Há ainda preocupações com relação à espionagem industrial sobre a In-Q-Tel. Nesse caso, as dúvidas são sobre em que medida a CIA e o próprio governo central seriam afetados.

Entretanto, o projeto da CIA parece ser um grande sucesso, com algumas das empresas tendo sido vendidas com grande lucro. Este é o caso da Keyhole, uma startup que desenvolveu um sistema de visualização geoespacial em 3D e foi vendida para o Google, que a transformou no Google Earth. Também foi o caso da ArcSight, que criou um sistema de segurança na análise de grandes volumes de dados (Big Data) e foi comprada pela HP por US$ 1,5 bilhão. A Microsoft, por sua vez, comprou a Perceptive Pixel, que desenvolveu grandes telas sensíveis ao toque.

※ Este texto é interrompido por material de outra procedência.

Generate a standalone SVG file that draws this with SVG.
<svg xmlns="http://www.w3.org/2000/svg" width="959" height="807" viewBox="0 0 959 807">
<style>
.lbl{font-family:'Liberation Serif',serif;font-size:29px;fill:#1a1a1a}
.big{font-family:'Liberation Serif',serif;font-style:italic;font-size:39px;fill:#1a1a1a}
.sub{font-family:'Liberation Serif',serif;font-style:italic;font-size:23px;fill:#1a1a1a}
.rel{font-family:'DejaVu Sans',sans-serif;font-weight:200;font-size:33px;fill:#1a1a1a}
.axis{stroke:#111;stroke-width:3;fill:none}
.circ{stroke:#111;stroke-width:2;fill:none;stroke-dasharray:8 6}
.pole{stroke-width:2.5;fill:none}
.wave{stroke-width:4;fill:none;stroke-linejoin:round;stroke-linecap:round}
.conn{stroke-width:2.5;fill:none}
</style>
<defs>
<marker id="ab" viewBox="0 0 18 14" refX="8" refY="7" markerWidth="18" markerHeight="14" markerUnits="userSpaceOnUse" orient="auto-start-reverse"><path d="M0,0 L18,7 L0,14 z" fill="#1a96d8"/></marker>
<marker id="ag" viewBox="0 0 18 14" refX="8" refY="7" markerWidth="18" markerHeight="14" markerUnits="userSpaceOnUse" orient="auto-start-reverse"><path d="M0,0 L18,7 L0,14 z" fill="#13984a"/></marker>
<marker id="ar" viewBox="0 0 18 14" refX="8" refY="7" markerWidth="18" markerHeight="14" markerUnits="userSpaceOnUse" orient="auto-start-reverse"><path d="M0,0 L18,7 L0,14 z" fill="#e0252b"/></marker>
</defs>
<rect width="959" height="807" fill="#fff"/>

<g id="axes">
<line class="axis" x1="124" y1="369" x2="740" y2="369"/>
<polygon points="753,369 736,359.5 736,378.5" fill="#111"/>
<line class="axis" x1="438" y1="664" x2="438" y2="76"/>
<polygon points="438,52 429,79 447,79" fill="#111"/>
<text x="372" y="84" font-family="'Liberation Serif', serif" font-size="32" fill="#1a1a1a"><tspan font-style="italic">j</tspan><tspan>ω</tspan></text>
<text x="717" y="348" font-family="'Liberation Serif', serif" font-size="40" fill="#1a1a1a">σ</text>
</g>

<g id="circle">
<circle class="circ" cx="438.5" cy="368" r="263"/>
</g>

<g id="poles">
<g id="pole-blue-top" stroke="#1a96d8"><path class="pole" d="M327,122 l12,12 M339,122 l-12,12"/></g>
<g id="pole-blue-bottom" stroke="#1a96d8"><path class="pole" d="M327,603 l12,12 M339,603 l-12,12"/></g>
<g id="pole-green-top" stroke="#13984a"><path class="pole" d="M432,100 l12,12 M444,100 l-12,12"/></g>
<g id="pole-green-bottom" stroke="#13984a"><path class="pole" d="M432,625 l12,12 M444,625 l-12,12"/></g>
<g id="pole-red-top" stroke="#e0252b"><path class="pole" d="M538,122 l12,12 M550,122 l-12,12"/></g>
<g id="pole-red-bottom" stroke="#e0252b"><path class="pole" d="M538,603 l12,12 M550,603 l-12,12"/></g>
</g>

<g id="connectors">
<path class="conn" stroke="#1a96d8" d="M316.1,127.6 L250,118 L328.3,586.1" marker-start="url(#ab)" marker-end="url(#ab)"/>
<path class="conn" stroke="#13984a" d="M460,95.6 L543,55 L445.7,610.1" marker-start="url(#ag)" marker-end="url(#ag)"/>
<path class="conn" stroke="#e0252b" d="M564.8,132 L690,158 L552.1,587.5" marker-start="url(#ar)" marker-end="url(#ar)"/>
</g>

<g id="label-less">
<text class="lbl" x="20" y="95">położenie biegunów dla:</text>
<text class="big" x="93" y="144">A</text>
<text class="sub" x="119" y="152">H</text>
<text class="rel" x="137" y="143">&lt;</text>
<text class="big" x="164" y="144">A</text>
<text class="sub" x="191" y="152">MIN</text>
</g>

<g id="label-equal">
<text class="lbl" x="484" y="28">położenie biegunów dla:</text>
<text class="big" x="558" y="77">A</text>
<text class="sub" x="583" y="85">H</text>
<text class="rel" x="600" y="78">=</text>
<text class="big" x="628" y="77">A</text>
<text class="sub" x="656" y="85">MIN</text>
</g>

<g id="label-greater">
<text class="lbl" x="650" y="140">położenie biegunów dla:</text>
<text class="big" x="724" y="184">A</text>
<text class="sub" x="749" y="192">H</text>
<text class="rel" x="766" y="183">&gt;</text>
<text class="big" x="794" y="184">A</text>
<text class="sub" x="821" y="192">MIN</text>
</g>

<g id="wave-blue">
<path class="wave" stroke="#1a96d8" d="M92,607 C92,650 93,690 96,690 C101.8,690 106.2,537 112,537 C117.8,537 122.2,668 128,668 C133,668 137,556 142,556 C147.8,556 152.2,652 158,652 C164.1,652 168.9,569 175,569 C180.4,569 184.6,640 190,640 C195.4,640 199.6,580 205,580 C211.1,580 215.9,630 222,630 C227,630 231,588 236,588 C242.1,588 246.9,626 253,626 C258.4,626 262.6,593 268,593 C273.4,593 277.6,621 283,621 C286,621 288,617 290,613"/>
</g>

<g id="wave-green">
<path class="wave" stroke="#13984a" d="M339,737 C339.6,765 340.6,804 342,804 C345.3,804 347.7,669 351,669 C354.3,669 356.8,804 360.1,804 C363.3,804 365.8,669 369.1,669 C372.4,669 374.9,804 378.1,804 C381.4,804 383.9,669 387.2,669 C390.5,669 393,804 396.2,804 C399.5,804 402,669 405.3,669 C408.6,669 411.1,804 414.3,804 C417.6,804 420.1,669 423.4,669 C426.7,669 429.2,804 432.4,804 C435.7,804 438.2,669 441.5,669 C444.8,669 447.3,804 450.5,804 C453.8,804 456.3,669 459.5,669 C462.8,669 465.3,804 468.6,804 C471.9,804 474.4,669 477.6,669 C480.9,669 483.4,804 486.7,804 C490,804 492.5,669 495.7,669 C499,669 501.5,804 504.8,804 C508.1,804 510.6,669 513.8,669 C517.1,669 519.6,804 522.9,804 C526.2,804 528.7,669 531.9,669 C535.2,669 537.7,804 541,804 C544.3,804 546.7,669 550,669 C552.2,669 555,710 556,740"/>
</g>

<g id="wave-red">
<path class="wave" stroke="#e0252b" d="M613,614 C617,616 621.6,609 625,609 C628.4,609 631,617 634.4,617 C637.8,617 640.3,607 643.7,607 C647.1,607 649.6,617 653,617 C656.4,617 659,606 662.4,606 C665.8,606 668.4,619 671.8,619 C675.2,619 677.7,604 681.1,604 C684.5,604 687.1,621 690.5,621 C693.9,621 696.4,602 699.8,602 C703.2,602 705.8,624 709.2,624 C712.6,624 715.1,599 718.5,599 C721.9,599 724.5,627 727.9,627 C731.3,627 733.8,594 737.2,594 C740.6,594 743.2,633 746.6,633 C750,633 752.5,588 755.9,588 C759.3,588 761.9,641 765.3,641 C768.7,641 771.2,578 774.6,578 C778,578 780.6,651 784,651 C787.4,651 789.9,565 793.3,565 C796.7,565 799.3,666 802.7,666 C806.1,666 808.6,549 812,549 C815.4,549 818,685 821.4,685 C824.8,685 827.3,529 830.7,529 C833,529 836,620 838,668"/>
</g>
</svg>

Historicamente, a Inteligência é uma grande incentivadora do desenvolvimento tecnológico no mundo todo. O Brasil não é exceção, temos o Centro de Pesquisa e Desenvolvimento para a Segurança das Comunicações (Cepesc) que tem contribuído muito, especificamente para a área de segurança da informação.

Dentre os produtos desenvolvidos, podemos citar os telefones seguros, fixo e celular, com criptografia proprietária, bem como as Plataformas Criptográficas, a de Alto Desempenho e a Portátil. Há décadas o Cepesc vem fornecendo equipamentos com criptografia nacional e proprietária para a segurança das comunicações do Ministério das Relações Exteriores e das Forças Armadas. Não tenho dúvidas de que pode contribuir muito mais, com um investimento mais relevante.

O Cepesc faz parte da estrutura da Agência Brasileira de Inteligência (Abin) e, infelizmente, também sofre com a grave escassez de recursos por que passa toda a atividade. Para que o Brasil possa fazer frente à espionagem cibernética é imperioso que as autoridades responsáveis pelo Orçamento da União multipliquem os recursos disponibilizados para a Inteligência. Esses valores não devem ser encarados como despesa, mas como um investimento que trará um enorme retorno ao estancar a perda cotidiana que o país sofre com o roubo de segredos, conforme já destacado no texto Nossos segredos estão protegidos?


1 comentário

João Henrique Nascimento · 05/01/2021 às 09:38

De imediato, ao iniciar a leitura, imaginei a relevância do CEPESC para o tema. Capacidade intelectual não falta. Somente a alocação de verba para P&D já teria como consequência um salto gigantesco para a Nação.